- _Work required_
Quote, line for line, the entries from the first through the one containing "696.0, 710.0, 705.0, 706.2, 703.4, 702.0, 694.7, 694.7]". Pictures are left out.

━━━━━ Supplied data

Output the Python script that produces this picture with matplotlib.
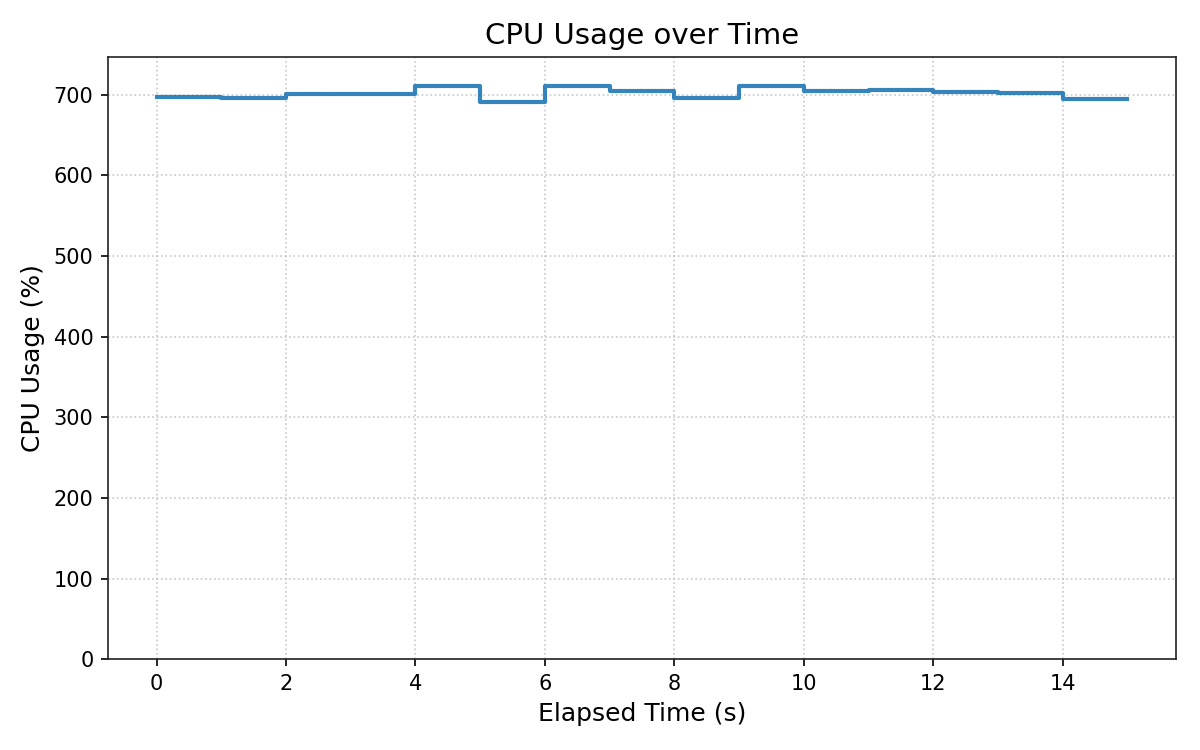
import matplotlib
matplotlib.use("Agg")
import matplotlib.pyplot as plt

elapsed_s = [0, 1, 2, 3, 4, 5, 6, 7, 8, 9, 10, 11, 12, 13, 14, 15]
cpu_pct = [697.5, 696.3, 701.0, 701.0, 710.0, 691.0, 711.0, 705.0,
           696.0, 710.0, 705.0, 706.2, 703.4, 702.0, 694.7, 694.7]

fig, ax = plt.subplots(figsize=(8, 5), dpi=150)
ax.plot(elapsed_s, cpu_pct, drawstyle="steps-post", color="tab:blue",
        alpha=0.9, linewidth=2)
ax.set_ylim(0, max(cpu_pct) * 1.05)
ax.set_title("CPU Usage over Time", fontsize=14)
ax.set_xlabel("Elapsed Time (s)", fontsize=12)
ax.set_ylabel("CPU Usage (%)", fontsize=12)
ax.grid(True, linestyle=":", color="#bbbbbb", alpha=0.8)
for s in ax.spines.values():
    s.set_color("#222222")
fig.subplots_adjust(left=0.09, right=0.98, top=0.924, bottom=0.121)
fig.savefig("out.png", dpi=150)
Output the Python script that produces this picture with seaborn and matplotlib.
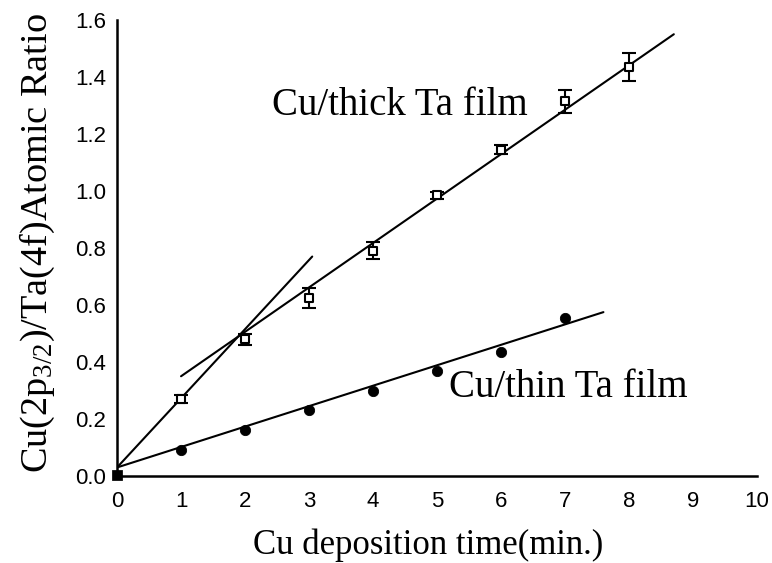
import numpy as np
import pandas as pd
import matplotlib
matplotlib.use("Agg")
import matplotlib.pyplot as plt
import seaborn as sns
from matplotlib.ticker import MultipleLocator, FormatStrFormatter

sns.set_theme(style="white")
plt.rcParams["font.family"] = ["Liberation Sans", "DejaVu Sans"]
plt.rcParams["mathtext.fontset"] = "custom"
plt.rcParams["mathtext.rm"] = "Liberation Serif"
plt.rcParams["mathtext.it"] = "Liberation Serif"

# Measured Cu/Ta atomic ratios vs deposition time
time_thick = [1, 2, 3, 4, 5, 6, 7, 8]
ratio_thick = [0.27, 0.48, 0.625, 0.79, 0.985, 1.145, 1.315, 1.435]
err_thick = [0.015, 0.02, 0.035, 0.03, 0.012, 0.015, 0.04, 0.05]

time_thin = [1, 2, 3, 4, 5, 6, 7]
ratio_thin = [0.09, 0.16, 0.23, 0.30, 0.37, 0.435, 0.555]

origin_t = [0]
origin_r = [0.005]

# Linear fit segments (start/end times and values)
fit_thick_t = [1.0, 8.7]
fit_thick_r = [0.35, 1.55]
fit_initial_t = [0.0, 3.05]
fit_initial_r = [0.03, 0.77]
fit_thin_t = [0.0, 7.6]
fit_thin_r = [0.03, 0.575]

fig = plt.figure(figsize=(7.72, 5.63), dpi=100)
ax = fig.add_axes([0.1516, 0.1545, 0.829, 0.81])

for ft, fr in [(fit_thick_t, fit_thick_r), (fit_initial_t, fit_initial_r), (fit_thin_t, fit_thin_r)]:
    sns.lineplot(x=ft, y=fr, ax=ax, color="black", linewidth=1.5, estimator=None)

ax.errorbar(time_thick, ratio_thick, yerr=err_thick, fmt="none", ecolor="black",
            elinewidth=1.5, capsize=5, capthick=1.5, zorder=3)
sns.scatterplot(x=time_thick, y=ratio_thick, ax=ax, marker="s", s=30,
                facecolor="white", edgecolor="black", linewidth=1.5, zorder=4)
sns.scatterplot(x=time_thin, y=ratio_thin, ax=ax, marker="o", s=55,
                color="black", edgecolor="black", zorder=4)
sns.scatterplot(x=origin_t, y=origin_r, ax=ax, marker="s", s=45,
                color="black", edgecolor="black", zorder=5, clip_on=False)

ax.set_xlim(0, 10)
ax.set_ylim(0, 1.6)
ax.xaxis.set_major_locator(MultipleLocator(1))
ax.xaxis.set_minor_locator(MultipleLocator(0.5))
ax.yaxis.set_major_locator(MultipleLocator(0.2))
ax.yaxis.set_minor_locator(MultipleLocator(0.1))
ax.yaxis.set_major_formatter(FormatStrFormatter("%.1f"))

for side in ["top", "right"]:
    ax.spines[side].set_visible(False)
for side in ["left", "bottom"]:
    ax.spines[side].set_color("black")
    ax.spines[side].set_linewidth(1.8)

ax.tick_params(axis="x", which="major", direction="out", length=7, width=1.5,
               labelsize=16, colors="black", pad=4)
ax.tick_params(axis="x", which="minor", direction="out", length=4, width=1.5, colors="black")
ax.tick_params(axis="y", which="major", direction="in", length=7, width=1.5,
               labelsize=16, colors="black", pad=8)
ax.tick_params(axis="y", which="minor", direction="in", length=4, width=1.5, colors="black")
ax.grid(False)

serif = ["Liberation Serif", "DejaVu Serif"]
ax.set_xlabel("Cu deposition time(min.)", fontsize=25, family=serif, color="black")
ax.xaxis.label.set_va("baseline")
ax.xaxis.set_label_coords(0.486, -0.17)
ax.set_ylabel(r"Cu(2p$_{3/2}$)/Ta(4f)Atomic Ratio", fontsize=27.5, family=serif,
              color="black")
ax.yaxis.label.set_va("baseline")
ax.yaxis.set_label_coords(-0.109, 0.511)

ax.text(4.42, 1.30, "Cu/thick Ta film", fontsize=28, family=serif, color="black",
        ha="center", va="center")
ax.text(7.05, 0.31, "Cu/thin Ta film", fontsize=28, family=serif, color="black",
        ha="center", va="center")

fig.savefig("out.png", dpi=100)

━━━━━━━━━━

- _Result below_
Output the Python script that produces this picture with matplotlib.
import matplotlib
matplotlib.use("Agg")
import matplotlib.pyplot as plt

elapsed_s = [0, 1, 2, 3, 4, 5, 6, 7, 8, 9, 10, 11, 12, 13, 14, 15]
cpu_pct = [697.5, 696.3, 701.0, 701.0, 710.0, 691.0, 711.0, 705.0,
           696.0, 710.0, 705.0, 706.2, 703.4, 702.0, 694.7, 694.7]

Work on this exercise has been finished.